What's next in retirement income?

Thought Leadership

What's next in retirement income?


17 May, 2022

As super funds prepare to publish their retirement income strategies to comply with the new Retirement Income Covenant, the next question is what are they going to do differently? What innovations will be available to help members in retirement?

Tom Freston, co-founder of MTV said "Innovation is taking two things that exist and putting them together in a new way". This quote highlights how sometimes a simple innovation can bring a large benefit.

Ways of managing retirement income risks are not mutually exclusive

What we are seeing in the retirement income market is innovation across two components that are called out in the Retirement Income Covenant. Super funds will need to manage investment and longevity risks to maximise retirement income. They also need to provide members with flexibility and help manage the effects of inflation.

Recent product innovations relate to market and longevity risks; with the innovation being that the ways of managing these risks are not mutually exclusive. Historically, the approach to retirement income has involved either a market-based solution, such as an account-based pension, or a guaranteed lifetime annuity. Either the retirement product had exposure to markets, or it removed market risk in retirement. A lifetime annuity was often CPI-linked so it removed the three key retirement risks. These can be effective tools for building a retirement income solution but the retiree, or their financial adviser, would often also want market exposure.

Enabling product innovation

Changes in 2019 opened the door for innovation in retirement income products, and this is now leading to an increased range of options that combine risk management with market exposure. The products now coming to market were not permissible before the changes.

One example is a new retirement option provided directly by a super fund. The product has some of the features of a lifetime annuity. For example, the income will be paid for life, but you don't have access to your capital after a cooling-off period.

This product is invested in a balanced fund so it has exposure to potentially higher market returns, while accepting some market risk, but higher income payments are not guaranteed. To maintain the income payments from year-to-year, the investment returns need to match an assumed average. In good years, the payments will go up, but in poor years the payments will go down. A product like this internalises the management of the risk that some people will live longer than others, but the payment variations should even out over time.

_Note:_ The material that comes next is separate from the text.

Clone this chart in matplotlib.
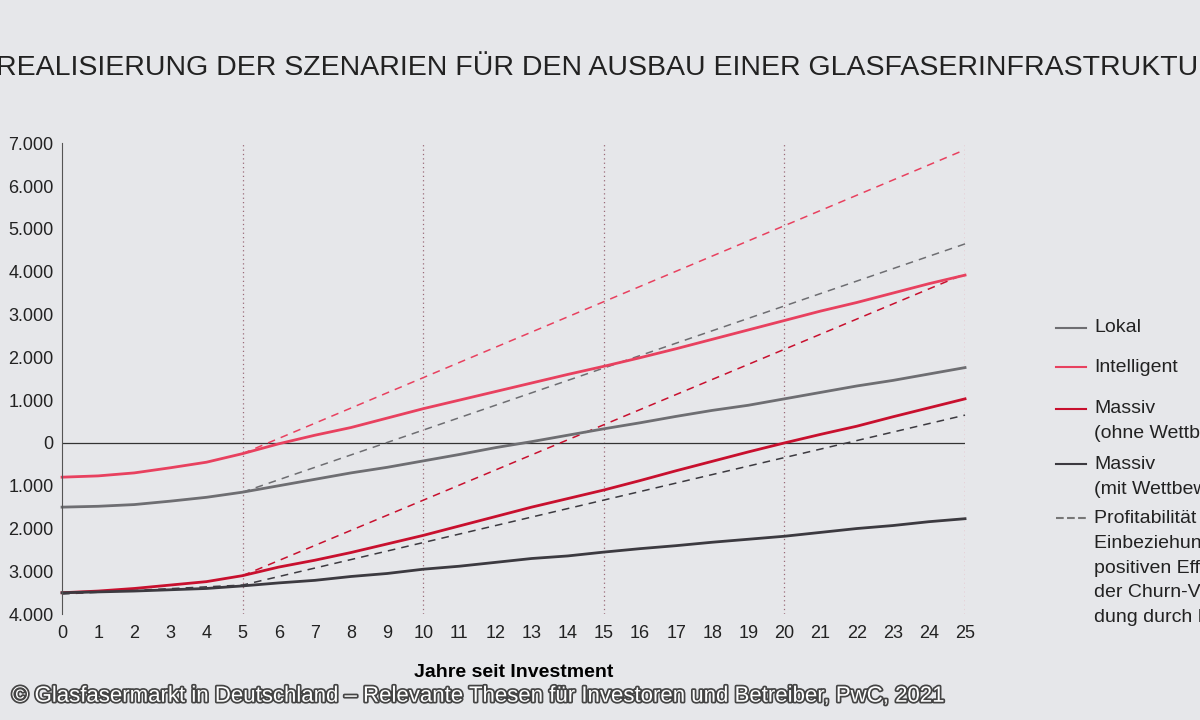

A second risk is that everyone in the product lives longer than expected. This second risk cannot be effectively managed and will, all other things being equal, result in lower income payments. The result is a product that includes exposure to markets ups and downs and an opportunity for higher returns while providing an expected income for life.

The rule changes also enabled another product innovation, linked to the traditional guaranteed lifetime annuity. Like the super product in the previous example, this provides exposure over time to market returns, but it has a stronger protection against longevity risks. Tracking underlying market returns is the only factor that will impact the payments. Different index-linked income options give greater flexibility to the retiree (and their adviser) and this innovation makes it easier to maintain the desired market exposure. A conservative investor can match their desired risk profile with the lifetime income stream and the account-based pension used for drawdowns. Options can be adjusted annually throughout retirement as risk profiles change.

There are other innovations in the mix that will help advisers and retirees manage market risk, including a product that builds in protection from sequencing risk that can be present in an equity portfolio. Other innovations under development will combine market and longevity risk management in different ways.

These recent developments build on the innovations we saw following the 2019 changes. The first adjustment was annuity products that defer income payments many years into the future. Waiting for longer to get some of your money back might sound odd, but the cost of this insurance is a lot lower because a smaller amount can be invested in this product. This can help some older Australians manage their retirement in a way that wasn't possible only a few years ago.

The key point is that choosing a retirement income is no longer an either/or decision. The Retirement Income Covenant requires super funds to find a balance between maximising expected income and managing longevity and investment risks. However, it is possible to target both at the same time and managing the risks in retirement more effectively can potentially lead to higher retirement income if this is done properly.

"I want my MTV" was an expression that highlighted the consumerism of the 1980s for baby boomers and their families. The latest product innovations provides the opportunity to give the boomers what they want in retirement too.